Why Starbucks Isn't Giving Away Free Coffee For National Coffee Day

Starbucks isn’t giving away free coffee on National Coffee Day. That may be enough to prompt you to get your caffeine elsewhere. After all, plenty of coffee shops will give you a free cup of joe to celebrate the holiday. But what if we told you that there’s another reason you should swing by your local Starbucks, even if there’s not a free cup of coffee in it for you?

Instead of handing out free coffee, Starbucks is making National Coffee Day a day for philanthropy. Here’s what you need to know about what Starbucks is doing to celebrate the holiday this year.
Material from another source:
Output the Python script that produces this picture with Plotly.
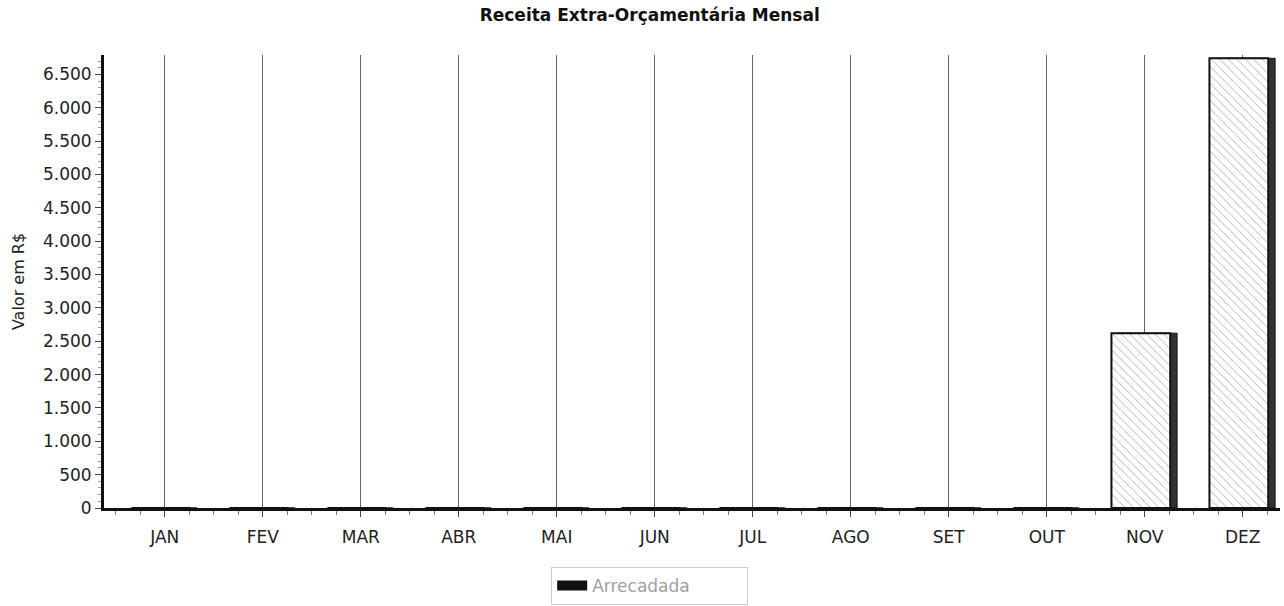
import plotly.graph_objects as go

meses = ["JAN", "FEV", "MAR", "ABR", "MAI", "JUN", "JUL", "AGO", "SET", "OUT", "NOV", "DEZ"]
arrecadada = [0, 0, 0, 0, 0, 0, 0, 0, 0, 0, 2620, 6740]
y_ticks = list(range(0, 7000, 500))

FONT = "DejaVu Sans, Liberation Sans, Arial, sans-serif"

fig = go.Figure()

# depth (3D side) of bars
fig.add_trace(go.Bar(
    x=meses, y=arrecadada, width=0.6, offset=-0.27,
    marker=dict(color="#333333", line=dict(color="#111111", width=1)),
    showlegend=False, hoverinfo="skip",
))
# front face with hatching
fig.add_trace(go.Bar(
    x=meses, y=arrecadada, width=0.6, offset=-0.34,
    marker=dict(color="white", line=dict(color="#111111", width=2),
                pattern=dict(shape="\\", fgcolor="#333333", bgcolor="white", size=6, solidity=0.12)),
    showlegend=False, name="Arrecadada",
))
# legend entry (wide black swatch)
fig.add_trace(go.Scatter(
    x=[None], y=[None], name="Arrecadada", mode="lines",
    line=dict(color="#111111", width=14),
))

fig.update_layout(
    width=1284, height=606,
    barmode="overlay",
    separators=",.",
    paper_bgcolor="white", plot_bgcolor="white",
    margin=dict(l=104, r=4, t=55, b=98, autoexpand=False),
    font=dict(family=FONT, color="#222222", size=16),
    title=dict(text="<b>Receita Extra-Orçamentária Mensal</b>", x=0.506, xref="container",
               y=0.975, yanchor="middle", font=dict(family=FONT, size=17, color="#111111")),
    showlegend=True,
    legend=dict(orientation="h", x=0.464, xanchor="center", entrywidth=150,
                y=-0.172, yanchor="middle", bordercolor="#cccccc", borderwidth=1,
                font=dict(family=FONT, color="#a0a0a0", size=17), bgcolor="white"),
    xaxis=dict(
        range=[-0.62, 11.38],
        showline=True, linecolor="#111111", linewidth=3,
        showgrid=True, gridcolor="#666666", gridwidth=1,
        ticks="outside", ticklen=6, tickcolor="#444444", ticklabelstandoff=6,
        minor=dict(ticks="outside", ticklen=4, tickcolor="#777777", tickmode="array",
                   tickvals=[i + f for i in range(0, 12) for f in (-0.5, -0.25, 0.25)]),
        tickfont=dict(family=FONT, size=17, color="#222222"),
        zeroline=False,
    ),
    yaxis=dict(
        range=[0, 6790],
        tickvals=y_ticks, tickformat=",d",
        showline=True, linecolor="#111111", linewidth=3,
        showgrid=False, zeroline=False,
        ticks="outside", ticklen=6, tickcolor="#444444",
        minor=dict(ticks="outside", ticklen=3, tickcolor="#999999", dtick=100),
        title=dict(text="Valor em R$", font=dict(family=FONT, size=16, color="#222222"), standoff=15),
        tickfont=dict(family=FONT, size=17, color="#222222"),
    ),
)

fig.write_html("out.html", config={"displayModeBar": False},
               post_script="document.body.style.margin='0';")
Starbucks isn’t participating in National Coffee Day like everyone else

Starbucks hot beverage on table | marcoprati/ iStock/ Getty Images Plus

This year, Starbucks isn’t participating in National Coffee Day by giving away a free cup of coffee. “But they’re not being stingy,” Today reports. As a spokesperson for the chain told Today, “This National Coffee Day, we’re focused on providing continued assistance to help Puerto Rico recover following the devastation of Hurricane Maria one year ago, where the coffee industry was decimated.”

Starbucks is donating 2 million coffee seeds to Puerto Rican coffee farmers to begin rebuilding what they lost. “The Starbucks Foundation and EFI Foundation (our licensee partner in Puerto Rico) are also giving a three-year, $583,000 grant to World Coffee Research to improve seed quality and growing practices on the island,” a Starbucks spokesperson explained.

As USA Today reports, Starbucks also announced a commitment of up to $20 million toward an emergency relief fund “to support smallholder farmers that are affected by the coffee price crisis in Central America.” Plus, Fortune reports that “for every cup of brewed Mexican Chiapas coffee sold at its more than 28,000 locations, the chain gives a coffee tree to a Latin American farmer in need.”

Hurricane Maria devastated Puerto Rican coffee farms

Eater reported in October 2017 that Hurricane Maria had just devastated Puerto Rico’s coffee farms. Demand for coffee is so high in Puerto Rico that the island imports two-thirds of the coffee consumed there. “This high demand guarantees the island’s coffee farmers will sell virtually 100 percent of their crop to either the public or private sector,” Eater reported. “Coffee is the only crop on the island with such security.”

Hurricane Irma, even though it didn’t make landfall in Puerto Rico, cost some $45 million in agricultural yields. Hurricane Maria made landfall and wiped out 80% of the island’s crops. Maria caused “a projected — and staggering — $780 million in agricultural losses,” Eater notes. “The coffee crop was among the hardest hit.” The hurricane hit right before the coffee harvest. And it destroyed 90% of the coffee trees on the island.

Small, family-owned farms were the hardest-hit

Small-scale, specialty coffee farmers took the hardest hit. That’s because they “lack the diversification and support of industrial operations,” Eater noted. Of the 4,600 coffee producers on the island, many are family-owned farms. These privately-owned farms range in size from 1 to 100 acres. And they typically produce less than 1,000 pounds of coffee beans per year.

“In other words, Puerto Rico’s coffee farmers will need help,” Eater reported. “Even in the best-case scenario, it would take at least four years to grow a new economically viable crop. Against all these odds, many will abandon their farms entirely.” It sounds like a good PR move for Starbucks to step in and offer some help. But as RetailWire reported back in 2016, “While it has sometimes stumbled, Starbucks under CEO Howard Schultz has attempted to be a force for social good.”

The company’s new CEO, Kevin Johnson, took over in 2017 and told Inc. at the time, “We’re a for-profit company. We do all the things any other publicly traded company does. But our job is to empower our partners and make them proud to work for our brand.” Perhaps that philosophy applies both to Starbucks employees — whom the company calls “partners” — and the coffee farmers whom the company works with, too.